Later you discover you were talking to an A.I. bot the whole time. It adopted the persona of your work buddy. And all those secrets you gave out just made it into the wrong hands. Your company is sabotaged and you're out of a job, maybe even accused of being part of the scam.
No way that could happen, right? Because you know when you're interacting with an AI bot and when you're talking to a person.
Except a new study says those days might be over.
Chat GPT just passed the Turing Test.
The study was conducted by two cognitive scientists at UC San Diego, published last month but not yet peer-reviewed. They had a simple question: could today's large language models (LLMs) fool someone into thinking they were human? The researchers evaluated several AI systems, including Chat GPT model 4.5 and Meta's LLamMA-3.1-405B.
Chat GPT-4 has already passed the simple two-party version of the Turing Test: a person talks to a bot, and researchers see if the person is fooled. But the harder Turing test - the 'true" version scientist Alan Turing called "the imitation game" in his famous 1950 paper - is the three-party experiment. In this test, there is a human Judge having a conversation with two people. One of the people is actually a machine -- or in this case, an LLM. The three participants communicate only by typing, so there are no visual or audio cues involved. The human Judge has to determine which person in the conversation is not a person at all.
No machine has ever passed the test. We can always tell. Human conversation is complex. Even with the most impressive computers, there's a tell. Maybe the responses are too fast or too perfect. Or they repeat your question exactly before answering, in a way that sounds artificial. One common "tell" is the machine's inability to get sarcasm or jokes.
This recent study involved a five-minute text conversation with no restrictions on what the human Judge could ask. But the Judge could play whatever tricks they felt would trip up the machine. This included small talk about daily activities, personal details, probing emotional qualities, and digging into opinions and personal experiences.
Judges even asked the direct question: are you human? Of course - disturbingly - this doesn't work because LLMs lie.
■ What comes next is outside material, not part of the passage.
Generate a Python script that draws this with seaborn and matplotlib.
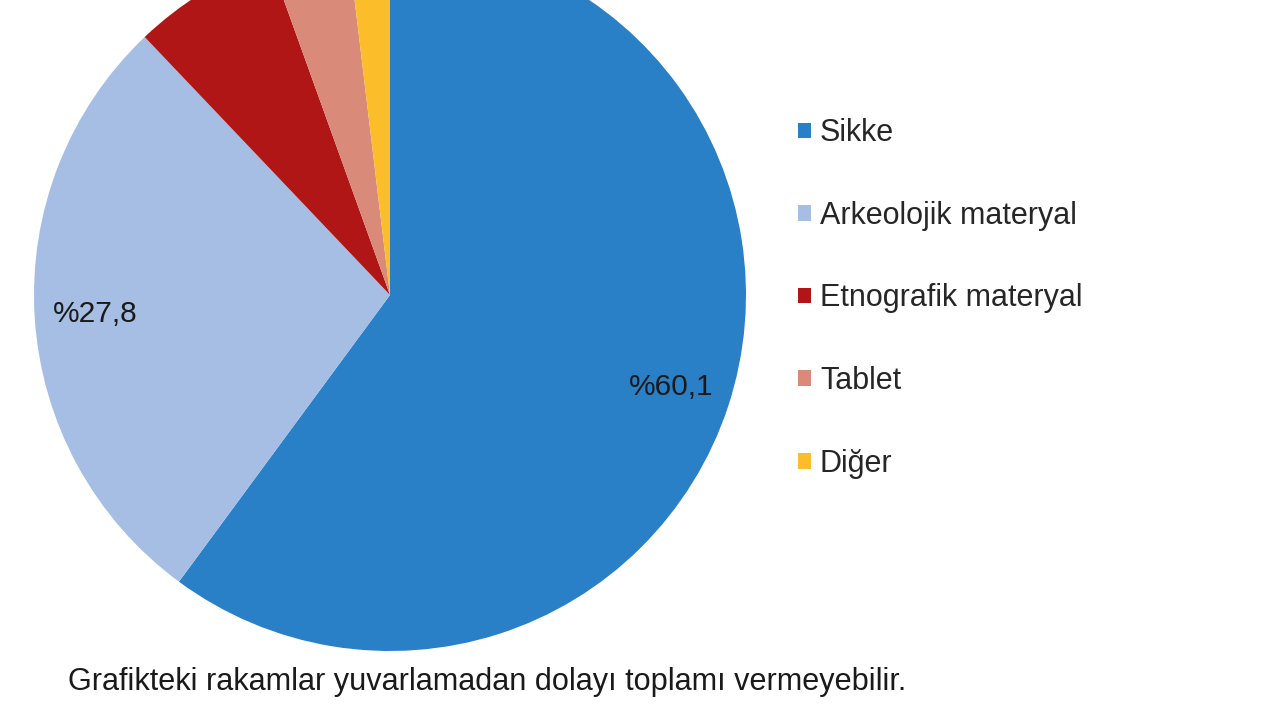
import matplotlib
matplotlib.use("Agg")
import matplotlib.pyplot as plt
import seaborn as sns

# data (percent)
categories = ["Sikke", "Arkeolojik materyal", "Etnografik materyal", "Tablet", "Diğer"]
shares = [60.1, 27.8, 6.6, 3.6, 1.9]
colors = ["#2A80C6", "#A6BEE3", "#B01616", "#D98A78", "#FBBE2A"]
note = "Grafikteki rakamlar yuvarlamadan dolayı toplamı vermeyebilir."

sns.set_theme(style="white")
plt.rcParams['font.family'] = ['Liberation Sans', 'DejaVu Sans']
palette = sns.color_palette(colors)

fig = plt.figure(figsize=(12.8, 7.2), dpi=100)
ax = fig.add_axes([0, 0, 1, 1])


def pct_label(p):
    # only the two big slices carry a label
    return ("%" + f"{p:.1f}".replace(".", ",")) if p > 20 else ""


wedges, texts, autotexts = ax.pie(
    shares, colors=palette, startangle=90, counterclock=False,
    center=(390, 425), radius=356, autopct=pct_label, pctdistance=0.83,
    textprops=dict(fontsize=21.5, color="#1a1a1a"), frame=True,
    wedgeprops=dict(linewidth=0),
)
ax.set_xlim(0, 1280)
ax.set_ylim(0, 720)
ax.set_aspect("equal")
ax.axis("off")

fig.legend(wedges, categories, loc="center left", bbox_to_anchor=(0.6115, 0.5855),
           frameon=False, fontsize=22, handlelength=0.42, handleheight=0.42,
           handletextpad=0.3, labelspacing=1.72, borderpad=0)

fig.text(68 / 1280, 1 - 682 / 720, note, fontsize=22.1, color="#1a1a1a",
         va="center", ha="left")

fig.savefig("out.png", dpi=100)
Now, the Judge in this test doesn't have to be wrong 100% of the time for the LLM to get the win. They just have to be fooled enough of the time to prove participants can't reliably distinguish between a human and a machine. In this study, that meant the Judge just has to correctly identify the real person more than 50% of the time. Should be easy. It allows for a few mistakes, but most of the time the Judge should pick out the human.
Turns out, that's not the case.
GPT 4.5 fooled the Judge a staggering 73% of the time. Judges were _more likely_ to believe Chat GPT was human than the real human participant. This rate is significantly above random chance. The LLM won.
For the record, Meta's LLM fooled Judges 56% of the time, which also passes Turing's test.
One interesting reason for the LLM's success was the prompt it was given when entering the conversation. It was asked to adopt a persona. It was mimicking a human personality, specifically a "young person who is introverted, knowledgeable about internet culture, and uses slang". When guided by this parameter, the conversation became believable and convincing to the Judge.
We've officially entered a new age where humans can be fooled by machines. This doesn't mean the machines think for themselves, or have any agency. But it does open the door for the use of "counterfeit personas", fake people leveraged for any number of crimes and manipulations.
So the next time your buddy from work calls to talk shop, you may want to throw in a sarcastic joke or a non-sequitur having nothing to do with anything. Just to make sure the person on the other end is, you know, actually a person.